Perfect Duluth Day

Postcard from the Passenger Steamer South American

This undated postcard, published by Zenith Interstate News Company, shows the Steamer South American on Lake Superior. It was built for the Chicago, Duluth & Georgian Bay Transit Company and launched as an overnight passenger ship on Feb. 21, 1914. A fire in 1924 required the upper works of the vessel to be rebuilt, resulting in the addition of a second smokestack, which is shown on the postcard.

More on the South American and the history of Great Lakes passenger cruises can be read on the website Thumbwind, which notes the sister ships South and North American carried passengers between Chicago, Mackinac Island, Sault Ste. Marie, Michigan, Duluth, Georgian Bay, Detroit, Cleveland and Buffalo.

“These were the heydays of the industry,” author Mike Hardy writes. “A businessman could board a ship in Chicago for an overnight trip to northern Michigan. Spend the weekend with the family in the cool northern cabin in the woods and take the ship back to the city on Sunday night for work on Monday. It was noted that Hemingway’s father did just that early in the 1900s. It was a common occurrence for the 1800s ship-traveling public.”

In 1967 the South American was reassigned to making trips to the World’s Fair in Montreal and retired from passenger service at the end of the season.
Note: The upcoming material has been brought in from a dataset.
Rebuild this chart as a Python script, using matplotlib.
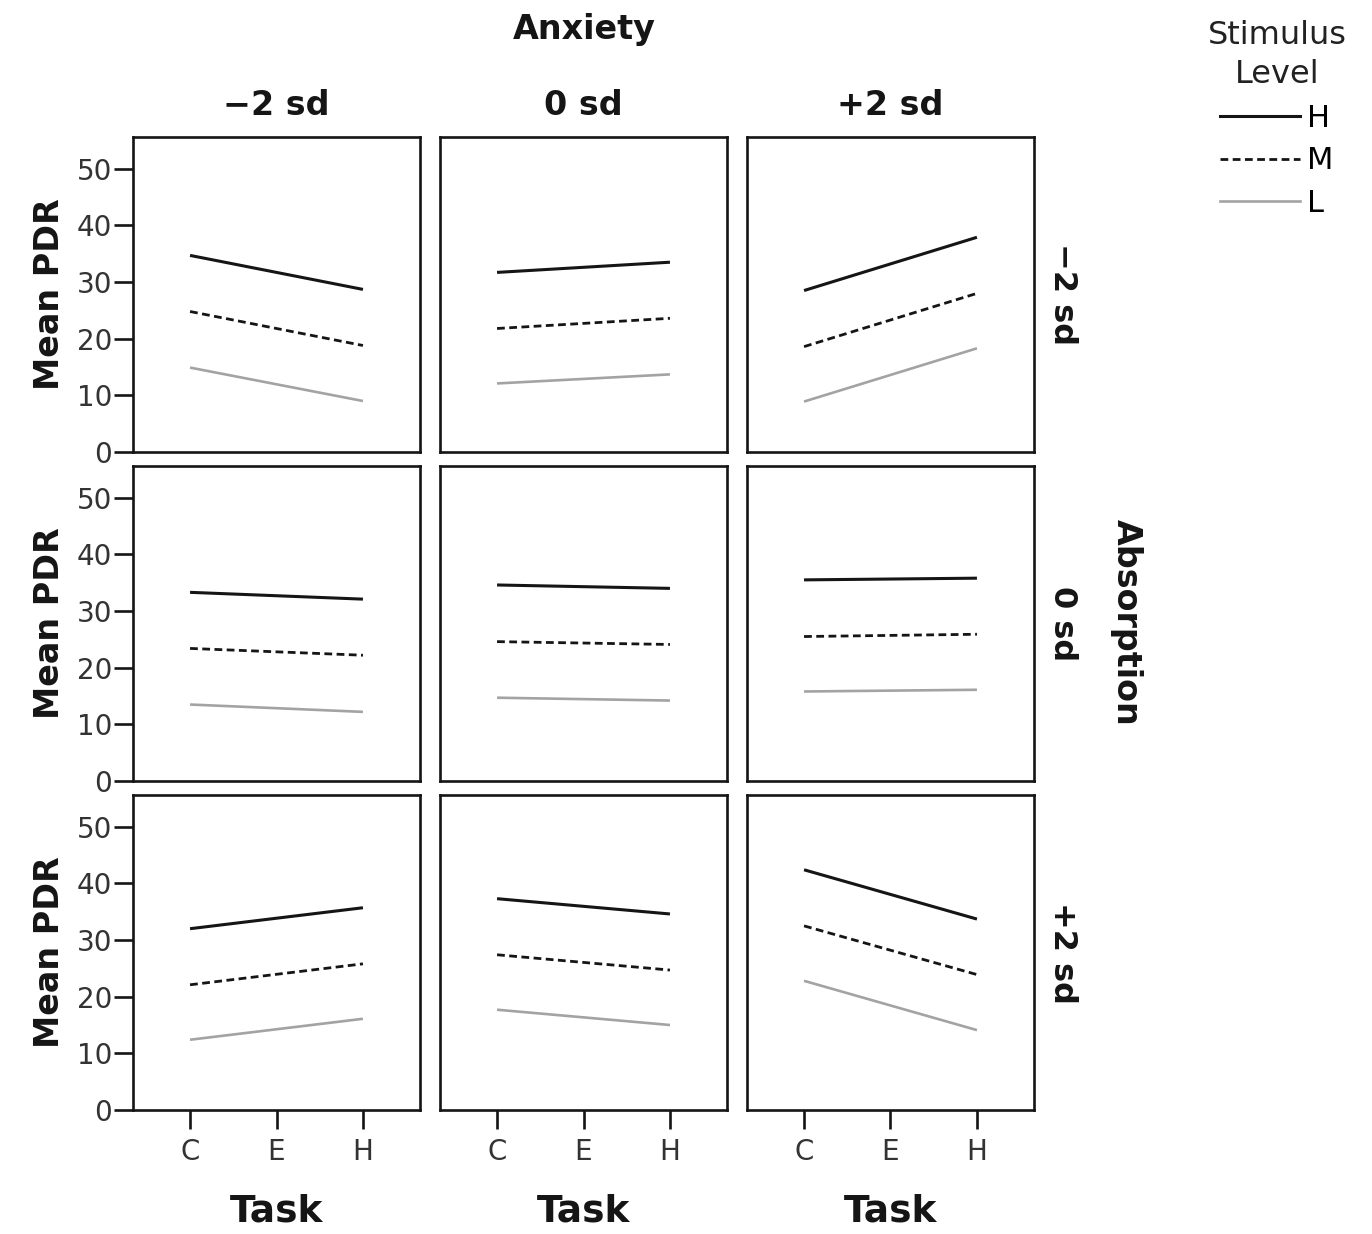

It was eventually moved to Camden, N.J. and rotted away there until it was scrapped in 1992 in Baltimore.

The caption on the back of the postcard reads:

The S. S. “South American,” Sister Queen of the Great Lakes, visits famous historic and scenic ports from Buffalo, N.Y. at the lower end of Lake Erie to Duluth, Minnesota, the iron ore and grain shipping center at the head of Lake Superior.